BASTARDS. PEARLESCENT EDITION
Designer: Micah Anderson | Publisher: Spear Witch
Bastards. opens with a note explaining exactly what it is – “my synthesis of ‘dragon games’ into the one I want to play and run. This is not a complete system. […] I believe in you.”
Readers might focus on the first part, the “this isn’t a complete system” part, but they shouldn’t. It’s the final part, the I believe in you part, that’s important.
The rules total less than half the book, and this is a good thing. Roll dice when things are risky and failure is interesting and do your best to stack the deck in your favour so you don’t need to roll. In combat, make things as unfair as possible or avoid it, because “characters are squishy, and enemies do massive damage”.
Characters have three Stats, plus a helping of Luck and some Health, the latter of which determines which one of six Classes you’ll play. On top of this you stack equipment and Spells, and that’s your lot.
Spells are the real magic of bastards.. Created from two lists (Actions and Objects), the text doesn’t give us any pre-written effects.

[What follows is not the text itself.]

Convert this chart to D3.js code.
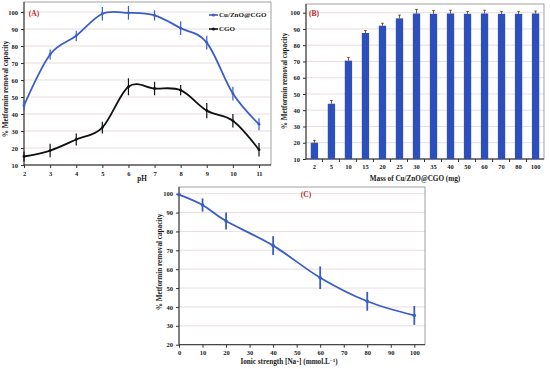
<!DOCTYPE html>
<html>
<head>
<meta charset="utf-8">
<script src="https://cdn.jsdelivr.net/npm/d3@7"></script>
<style>
  body { margin: 0; background: #fff; }
  text { font-family: "Liberation Serif", "Times New Roman", serif; font-weight: bold; fill: #1a1a1a; }
</style>
</head>
<body>
<div id="root"></div>
<script>
// Panel A data (pH effect).
const phValues = [2, 3, 4, 5, 6, 7, 8, 9, 10, 11];
const cuznoPh = [45, 75, 86, 99, 99.5, 98, 90.5, 82, 52, 34];
const cuznoPhErr = [3, 3, 3, 4, 4, 3, 4, 4, 4, 3.5];
const cgoPh = [15, 18.5, 25, 32, 56, 55, 54, 42, 36, 19];
const cgoPhErr = [3, 4, 3.5, 3.5, 5, 4, 3, 4.5, 4, 4];

// Panel B data (mass effect).
const massCategories = ['2', '5', '10', '15', '20', '25', '30', '35', '40', '50', '60', '70', '80', '100'];
const massRemoval = [20, 44, 70.5, 87.5, 92, 96.5, 99.5, 99.3, 99.5, 99.3, 99.5, 99.3, 99.3, 99.5];
const massErr = [1.5, 2, 2, 1.5, 1.5, 2, 2.5, 2, 2, 1.5, 2, 1.5, 1.5, 1.5];

// Panel C data (ionic strength).
const ionicValues = [0, 10, 20, 40, 60, 80, 100];
const ionicRemoval = [99.5, 94, 85.5, 72.5, 55.5, 43, 35.5];
const ionicErr = [0, 3.5, 4.5, 5, 6, 5, 5];

// Tick labels.
const phTicks = [2, 3, 4, 5, 6, 7, 8, 9, 10, 11];
const removalTicksAB = [10, 20, 30, 40, 50, 60, 70, 80, 90, 100];
const removalTicksC = [20, 30, 40, 50, 60, 70, 80, 90, 100];
const ionicTicks = [0, 10, 20, 30, 40, 50, 60, 70, 80, 90, 100];

const blue = '#3a5ec8';
const gridColor = '#e3d3d3';
const yTitle = '% Metformin removal capacity';

let svg = d3.select('#root')
  .append('svg')
  .attr('width', 550)
  .attr('height', 369);

// Draws grid, frame and axes for one panel.
let drawFrame = (box, x, y, yTicks, xAxisFn) => {
  svg.append('g')
    .selectAll('line')
    .data(yTicks)
    .enter()
    .append('line')
    .attr('x1', box.left).attr('x2', box.right)
    .attr('y1', d => y(d)).attr('y2', d => y(d))
    .attr('stroke', gridColor).attr('stroke-width', 0.8);

  svg.append('rect')
    .attr('x', box.left).attr('y', box.top)
    .attr('width', box.right - box.left).attr('height', box.bottom - box.top)
    .attr('fill', 'none').attr('stroke', '#8a8a8a').attr('stroke-width', 0.8);

  let yAxis = svg.append('g')
    .attr('transform', `translate(${box.left},0)`)
    .call(d3.axisLeft(y).tickValues(yTicks).tickSize(3).tickPadding(3));
  yAxis.select('.domain').attr('d', `M0,${box.top}V${box.bottom}`);

  let xAxis = svg.append('g')
    .attr('transform', `translate(0,${box.bottom})`)
    .call(xAxisFn);
  xAxis.select('.domain').attr('d', `M${box.left},0H${box.right}`);

  svg.selectAll('.tick text').attr('font-size', 6.5);
  svg.selectAll('.domain').attr('stroke', '#333');
  svg.selectAll('.tick line').attr('stroke', '#333');
};

let drawYTitle = (xPos, yPos) => {
  svg.append('text')
    .attr('transform', `translate(${xPos},${yPos}) rotate(-90)`)
    .attr('text-anchor', 'middle')
    .attr('font-size', 7.2)
    .text(yTitle);
};

let drawTag = (xPos, yPos, label) => {
  svg.append('text')
    .attr('x', xPos).attr('y', yPos)
    .attr('font-size', 7.5)
    .attr('text-anchor', 'middle')
    .style('fill', '#b8281e')
    .text(label);
};

// ---------- Panel A ----------
let boxA = { left: 24, right: 271, top: 2, bottom: 165 };
let xA = d3.scaleLinear().domain([2, 11]).range([24, 259]);
let yA = d3.scaleLinear().domain([10, 100]).range([165, 12]);

drawFrame(boxA, xA, yA, removalTicksAB,
  d3.axisBottom(xA).tickValues(phTicks).tickSize(3).tickPadding(3).tickFormat(d3.format('d')));

let lineA = d3.line()
  .x((d, i) => xA(phValues[i]))
  .y(d => yA(d))
  .curve(d3.curveCardinal.tension(0));

let drawSeriesA = (vals, errs, color) => {
  svg.append('g')
    .selectAll('line')
    .data(vals)
    .enter()
    .append('line')
    .attr('x1', (d, i) => xA(phValues[i])).attr('x2', (d, i) => xA(phValues[i]))
    .attr('y1', (d, i) => yA(d - errs[i])).attr('y2', (d, i) => yA(d + errs[i]))
    .attr('stroke', color).attr('stroke-width', 1.2);
  svg.append('path')
    .datum(vals)
    .attr('d', lineA)
    .attr('fill', 'none')
    .attr('stroke', color)
    .attr('stroke-width', 1.8);
  svg.append('g')
    .selectAll('circle')
    .data(vals)
    .enter()
    .append('circle')
    .attr('cx', (d, i) => xA(phValues[i]))
    .attr('cy', d => yA(d))
    .attr('r', 1.4)
    .attr('fill', color);
};

drawSeriesA(cuznoPh, cuznoPhErr, blue);
drawSeriesA(cgoPh, cgoPhErr, '#111');

// Legend.
let legendA = [{ name: 'Cu/ZnO@CGO', color: blue }, { name: 'CGO', color: '#111' }];
legendA.forEach((item, i) => {
  let ly = 15 + i * 14;
  svg.append('line')
    .attr('x1', 209).attr('x2', 218).attr('y1', ly).attr('y2', ly)
    .attr('stroke', item.color).attr('stroke-width', 1.6);
  svg.append('circle').attr('cx', 213.5).attr('cy', ly).attr('r', 1.5).attr('fill', item.color);
  svg.append('text')
    .attr('x', 219).attr('y', ly + 2.3)
    .attr('font-size', 7)
    .text(item.name);
});

drawYTitle(7.5, 89);
svg.append('text')
  .attr('x', 142).attr('y', 181)
  .attr('text-anchor', 'middle')
  .attr('font-size', 7.2)
  .text('pH');
drawTag(34, 16, '(A)');

// ---------- Panel B ----------
let boxB = { left: 306, right: 544, top: 4, bottom: 159 };
let xB = d3.scaleBand().domain(massCategories).range([306, 544]).paddingInner(0.57).paddingOuter(0.28);
let yB = d3.scaleLinear().domain([10, 100]).range([159, 12.7]);

drawFrame(boxB, xB, yB, removalTicksAB,
  d3.axisBottom(xB).tickSize(0).tickPadding(5));

// Category separator ticks on the x axis.
svg.append('g')
  .selectAll('line')
  .data(massCategories.slice(1))
  .enter()
  .append('line')
  .attr('x1', d => xB(d) - xB.step() * xB.paddingInner() / 2 - 0.5)
  .attr('x2', d => xB(d) - xB.step() * xB.paddingInner() / 2 - 0.5)
  .attr('y1', 159).attr('y2', 162)
  .attr('stroke', '#333');

svg.append('g')
  .selectAll('rect')
  .data(massRemoval)
  .enter()
  .append('rect')
  .attr('x', (d, i) => xB(massCategories[i]))
  .attr('y', d => yB(d))
  .attr('width', xB.bandwidth())
  .attr('height', d => yB(10) - yB(d))
  .attr('fill', '#2c4fbb');

svg.append('g')
  .selectAll('path')
  .data(massRemoval)
  .enter()
  .append('path')
  .attr('d', (d, i) => {
    let cx = xB(massCategories[i]) + xB.bandwidth() / 2;
    let top = yB(d + massErr[i]);
    return `M${cx},${yB(d)}V${top}M${cx - 1.3},${top}H${cx + 1.3}`;
  })
  .attr('fill', 'none')
  .attr('stroke', '#6e3c1c')
  .attr('stroke-width', 0.9);

drawYTitle(287, 81);
svg.append('text')
  .attr('x', 415).attr('y', 181)
  .attr('text-anchor', 'middle')
  .attr('font-size', 7.2)
  .text('Mass of Cu/ZnO@CGO (mg)');
drawTag(314, 16, '(B)');

// ---------- Panel C ----------
let boxC = { left: 179, right: 425, top: 187, bottom: 344.7 };
let xC = d3.scaleLinear().domain([0, 100]).range([179, 414.3]);
let yC = d3.scaleLinear().domain([20, 100]).range([344.7, 193.7]);

drawFrame(boxC, xC, yC, removalTicksC,
  d3.axisBottom(xC).tickValues(ionicTicks).tickSize(3).tickPadding(3));

svg.append('g')
  .selectAll('line')
  .data(ionicRemoval)
  .enter()
  .append('line')
  .attr('x1', (d, i) => xC(ionicValues[i])).attr('x2', (d, i) => xC(ionicValues[i]))
  .attr('y1', (d, i) => yC(d - ionicErr[i])).attr('y2', (d, i) => yC(d + ionicErr[i]))
  .attr('stroke', blue).attr('stroke-width', 1.8);

svg.append('path')
  .datum(ionicRemoval)
  .attr('d', d3.line()
    .x((d, i) => xC(ionicValues[i]))
    .y(d => yC(d))
    .curve(d3.curveCardinal.tension(0)))
  .attr('fill', 'none')
  .attr('stroke', blue)
  .attr('stroke-width', 1.8);

svg.append('g')
  .selectAll('circle')
  .data(ionicRemoval)
  .enter()
  .append('circle')
  .attr('cx', (d, i) => xC(ionicValues[i]))
  .attr('cy', d => yC(d))
  .attr('r', 1.8)
  .attr('fill', blue);

drawYTitle(162, 262);
let xTitleC = svg.append('text')
  .attr('x', 289).attr('y', 364)
  .attr('text-anchor', 'middle')
  .attr('font-size', 7.2);
xTitleC.append('tspan').text('Ionic strength [Na');
xTitleC.append('tspan').attr('dy', -2.5).attr('font-size', 5).text('+');
xTitleC.append('tspan').attr('dy', 2.5).text('] (mmol.L');
xTitleC.append('tspan').attr('dy', -2.5).attr('font-size', 5).text('\u22121');
xTitleC.append('tspan').attr('dy', 2.5).text(')');
drawTag(306, 197, '(C)');
</script>
</body>
</html>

Instead players combine their magic words in unique and interesting ways, limited only by their imagination.
The rest of the book contains everything you need to run a game: enemies, magic items, encounter tables, and a great introductory adventure. There are no endless pages explaining how to run this or what players should be doing – just a situation, the tools you need, and that opening. I believe in you.
If you’ve ever wanted to play an impromptu dungeon game but knew that by the time you’d opened your 250 page instruction manual and made characters the night would be over, this is the game for you. It’s fast, grimy, and a hell of a lot of fun.